### [SHORT EXERCISE]
Without further comment, state how many lines in the listing below contain the word "that".

### [SUPPLIED INFORMATION]
— Begin —
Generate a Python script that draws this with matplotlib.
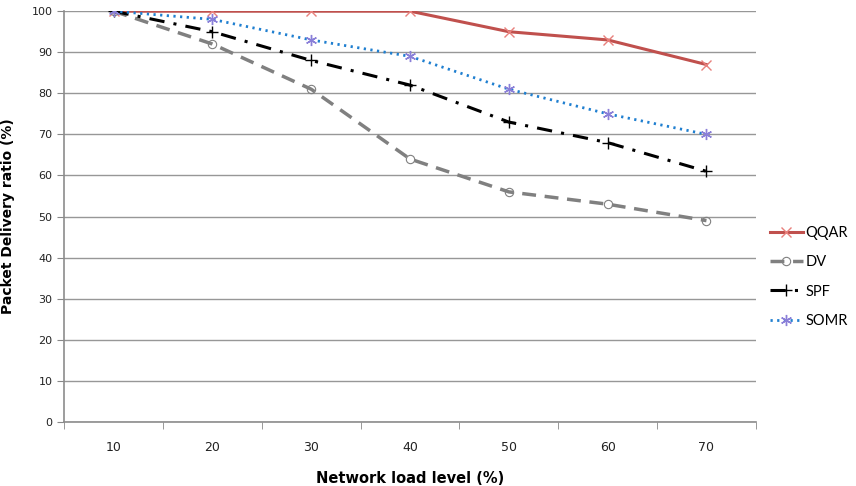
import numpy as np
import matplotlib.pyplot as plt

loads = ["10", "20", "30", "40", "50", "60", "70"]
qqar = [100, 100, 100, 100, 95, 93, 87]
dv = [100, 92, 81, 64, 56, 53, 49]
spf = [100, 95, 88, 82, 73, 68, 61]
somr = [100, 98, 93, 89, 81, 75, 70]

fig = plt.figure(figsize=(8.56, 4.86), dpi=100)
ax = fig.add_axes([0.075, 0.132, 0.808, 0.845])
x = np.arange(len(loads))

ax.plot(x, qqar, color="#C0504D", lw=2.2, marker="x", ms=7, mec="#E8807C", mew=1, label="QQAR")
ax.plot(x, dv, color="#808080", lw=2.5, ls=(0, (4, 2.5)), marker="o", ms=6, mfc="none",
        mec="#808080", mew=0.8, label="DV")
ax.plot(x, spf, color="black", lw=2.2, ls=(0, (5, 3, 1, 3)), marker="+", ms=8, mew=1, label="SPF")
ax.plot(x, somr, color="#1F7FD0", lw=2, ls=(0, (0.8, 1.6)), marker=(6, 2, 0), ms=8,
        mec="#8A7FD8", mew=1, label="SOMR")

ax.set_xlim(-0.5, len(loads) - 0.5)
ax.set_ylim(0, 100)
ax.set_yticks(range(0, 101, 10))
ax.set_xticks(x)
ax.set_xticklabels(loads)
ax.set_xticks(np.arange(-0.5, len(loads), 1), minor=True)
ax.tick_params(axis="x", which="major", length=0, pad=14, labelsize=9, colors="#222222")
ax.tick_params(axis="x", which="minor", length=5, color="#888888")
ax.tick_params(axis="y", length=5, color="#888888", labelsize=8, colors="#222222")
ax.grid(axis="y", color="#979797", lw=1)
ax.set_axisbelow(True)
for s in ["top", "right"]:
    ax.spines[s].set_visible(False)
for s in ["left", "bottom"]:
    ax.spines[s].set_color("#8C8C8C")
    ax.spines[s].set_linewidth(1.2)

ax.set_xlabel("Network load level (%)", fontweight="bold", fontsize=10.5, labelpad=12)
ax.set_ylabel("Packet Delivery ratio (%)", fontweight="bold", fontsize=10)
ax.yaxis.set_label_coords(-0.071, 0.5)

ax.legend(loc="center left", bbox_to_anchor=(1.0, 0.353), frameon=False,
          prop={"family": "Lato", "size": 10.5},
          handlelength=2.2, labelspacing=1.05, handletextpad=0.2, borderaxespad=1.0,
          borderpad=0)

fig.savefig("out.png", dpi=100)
— End —
— Begin —
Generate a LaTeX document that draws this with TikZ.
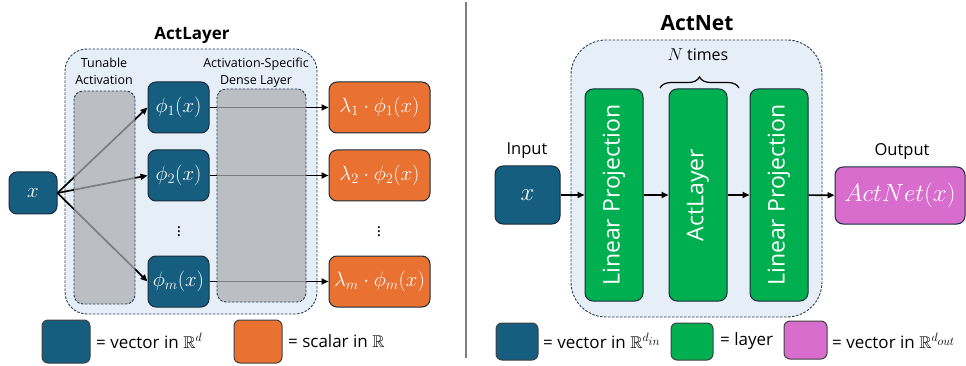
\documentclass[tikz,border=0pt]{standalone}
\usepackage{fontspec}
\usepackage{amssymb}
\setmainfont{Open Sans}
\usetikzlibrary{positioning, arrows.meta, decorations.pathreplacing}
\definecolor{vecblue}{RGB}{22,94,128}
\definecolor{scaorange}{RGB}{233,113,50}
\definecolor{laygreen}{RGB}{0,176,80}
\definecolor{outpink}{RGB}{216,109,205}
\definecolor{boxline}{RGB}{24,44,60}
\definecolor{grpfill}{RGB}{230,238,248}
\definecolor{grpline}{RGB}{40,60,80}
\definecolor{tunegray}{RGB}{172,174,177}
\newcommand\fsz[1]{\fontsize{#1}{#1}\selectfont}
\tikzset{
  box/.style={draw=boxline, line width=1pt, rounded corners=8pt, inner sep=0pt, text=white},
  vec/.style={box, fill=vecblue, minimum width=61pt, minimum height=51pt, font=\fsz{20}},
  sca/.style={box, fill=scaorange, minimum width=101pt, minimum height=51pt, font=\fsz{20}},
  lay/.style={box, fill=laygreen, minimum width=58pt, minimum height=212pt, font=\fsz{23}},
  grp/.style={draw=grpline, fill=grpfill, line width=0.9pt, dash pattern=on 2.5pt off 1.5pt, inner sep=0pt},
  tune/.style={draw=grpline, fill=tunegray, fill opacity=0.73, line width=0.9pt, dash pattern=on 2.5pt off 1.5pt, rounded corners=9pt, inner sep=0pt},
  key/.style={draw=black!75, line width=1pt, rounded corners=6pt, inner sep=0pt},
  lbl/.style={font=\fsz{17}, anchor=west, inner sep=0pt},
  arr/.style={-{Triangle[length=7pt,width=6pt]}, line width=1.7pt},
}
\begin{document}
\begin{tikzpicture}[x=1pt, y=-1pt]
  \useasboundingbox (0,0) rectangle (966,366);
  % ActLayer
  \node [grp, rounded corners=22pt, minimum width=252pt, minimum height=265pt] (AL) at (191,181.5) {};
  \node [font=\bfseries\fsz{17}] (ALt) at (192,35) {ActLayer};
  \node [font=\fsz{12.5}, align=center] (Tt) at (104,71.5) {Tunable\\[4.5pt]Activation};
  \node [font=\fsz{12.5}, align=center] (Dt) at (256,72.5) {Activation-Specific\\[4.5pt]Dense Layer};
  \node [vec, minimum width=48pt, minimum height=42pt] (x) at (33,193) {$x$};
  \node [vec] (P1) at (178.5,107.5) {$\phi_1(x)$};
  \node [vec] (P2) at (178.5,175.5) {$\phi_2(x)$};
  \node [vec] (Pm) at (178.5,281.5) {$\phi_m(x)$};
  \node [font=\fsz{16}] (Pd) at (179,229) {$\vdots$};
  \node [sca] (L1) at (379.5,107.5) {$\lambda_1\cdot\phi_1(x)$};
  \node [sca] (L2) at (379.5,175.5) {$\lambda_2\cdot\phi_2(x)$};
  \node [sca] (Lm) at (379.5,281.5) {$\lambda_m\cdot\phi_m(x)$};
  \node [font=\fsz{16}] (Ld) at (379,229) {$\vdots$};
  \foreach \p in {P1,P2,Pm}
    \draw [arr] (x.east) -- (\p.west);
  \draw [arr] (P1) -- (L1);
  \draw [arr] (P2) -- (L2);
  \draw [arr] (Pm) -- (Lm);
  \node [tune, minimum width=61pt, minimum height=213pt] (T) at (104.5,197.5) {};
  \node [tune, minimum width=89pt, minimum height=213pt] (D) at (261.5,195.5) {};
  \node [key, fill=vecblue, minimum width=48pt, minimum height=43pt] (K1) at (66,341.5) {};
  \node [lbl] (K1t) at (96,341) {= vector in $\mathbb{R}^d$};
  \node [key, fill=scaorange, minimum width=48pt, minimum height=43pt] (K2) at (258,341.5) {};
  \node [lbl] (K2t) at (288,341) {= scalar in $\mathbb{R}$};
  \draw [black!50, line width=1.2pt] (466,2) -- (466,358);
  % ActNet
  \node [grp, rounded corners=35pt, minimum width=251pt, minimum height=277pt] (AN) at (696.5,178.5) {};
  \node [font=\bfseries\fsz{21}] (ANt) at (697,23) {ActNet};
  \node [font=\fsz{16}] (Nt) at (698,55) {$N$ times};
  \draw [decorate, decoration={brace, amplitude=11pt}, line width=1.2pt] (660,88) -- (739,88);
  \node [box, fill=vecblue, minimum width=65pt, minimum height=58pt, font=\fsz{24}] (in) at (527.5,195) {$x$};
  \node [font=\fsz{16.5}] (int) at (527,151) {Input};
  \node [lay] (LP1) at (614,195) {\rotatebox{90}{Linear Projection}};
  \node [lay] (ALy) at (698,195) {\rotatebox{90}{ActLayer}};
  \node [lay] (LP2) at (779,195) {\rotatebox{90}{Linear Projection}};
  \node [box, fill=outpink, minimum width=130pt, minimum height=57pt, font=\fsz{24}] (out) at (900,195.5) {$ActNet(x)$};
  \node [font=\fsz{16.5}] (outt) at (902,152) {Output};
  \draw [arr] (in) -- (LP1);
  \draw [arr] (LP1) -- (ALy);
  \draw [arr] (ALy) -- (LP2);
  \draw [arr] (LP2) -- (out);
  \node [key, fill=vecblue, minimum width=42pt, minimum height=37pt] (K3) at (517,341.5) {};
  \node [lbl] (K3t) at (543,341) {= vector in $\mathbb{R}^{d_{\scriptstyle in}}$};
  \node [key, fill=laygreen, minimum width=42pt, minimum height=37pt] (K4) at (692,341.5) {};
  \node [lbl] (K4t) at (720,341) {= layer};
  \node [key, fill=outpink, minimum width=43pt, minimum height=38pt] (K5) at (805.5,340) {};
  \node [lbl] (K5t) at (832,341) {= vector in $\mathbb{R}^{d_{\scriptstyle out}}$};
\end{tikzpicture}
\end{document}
— End —
— Begin —
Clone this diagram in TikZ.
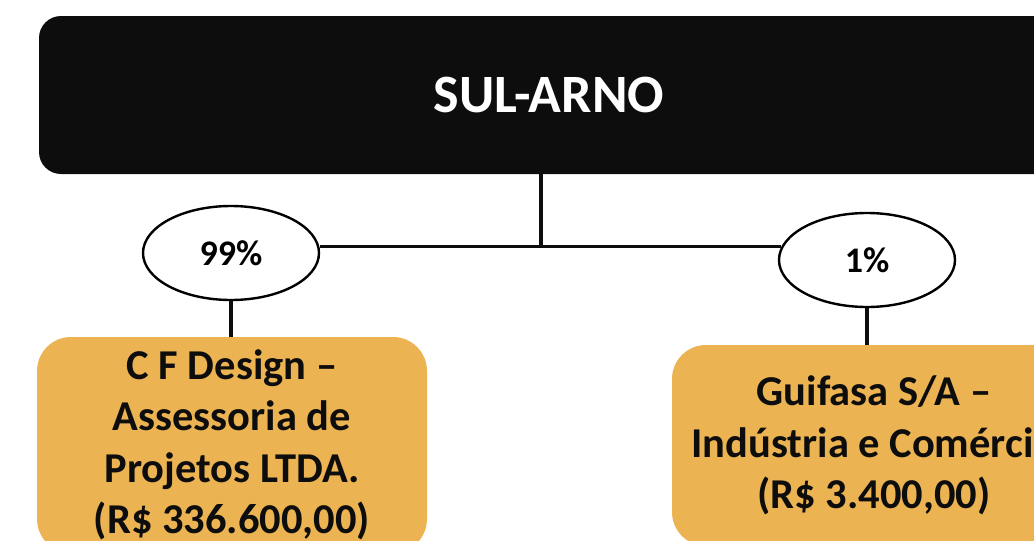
— End —
### [RESULT]
2